Early on September 19, thirsty Federal soldiers from Colonel Daniel McCook's brigade of Granger's Reserve Corps pushed beyond their picket line in search of water near Jay's Mill. McCook's men had moved from their camp near Rossville, Georgia, on the previous day in response to Minty's call for assistance. Arriving near Jay's Mill long after Minty had departed, McCook had captured several prisoners who indicated their unit had recently crossed Reed's Bridge. Unwilling to approach the bridge at night, McCook established a defensive position several hundred yards northwest of Jay's Mill and waited for daylight. A similar distance south of the mill, pickets from the First Georgia Cavalry also waited for morning. Under orders to screen Hood's right and rear, Brigadier General Henry Davidson of Forrest's Cavalry Corps had encountered McCook's pickets and recoiled in the darkness. At dawn Davidson sent the First Georgia forward again and they soon struck some of McCook's men at a small spring near the mill. McCook meanwhile had sent a regiment to destroy Reed's Bridge, but again it was only damaged.

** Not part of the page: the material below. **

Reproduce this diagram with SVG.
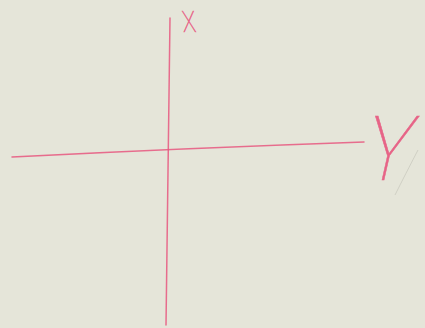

Ordered back to Rossville by Granger, McCook withdrew with Davidson's cavalrymen in pursuit. At the LaFayette Road he found Thomas, whose leading elements had just arrived after an all-night march from Crawfish Springs. McCook reported that a single Confederate infantry brigade had crossed Chickamauga Creek and was trapped on the west side. In response, Thomas ordered Brigadier General John Brannan's division to destroy the Confederate unit. Brannan deployed Colonel Ferdinand Van Derveer's brigade on the Reed's Bridge Road and Colonel John Croxton's brigade on a woods path on Van Derveer's right. Colonel John Connell's brigade followed the leading brigades as a reserve. Around 7:30 A.M. Davidson's men encountered Croxton's skirmishers and sent them fleeing to their main body. In turn, the horsemen recoiled from Croxton's advancing regiments. Seeing the panic-stricken cavalrymen dashing from the woods, Forrest formed Davidson's dismounted troopers in a defensive line just west of Jay's Field. Croxton brought his five regiments up to face Davidson and the battle was on.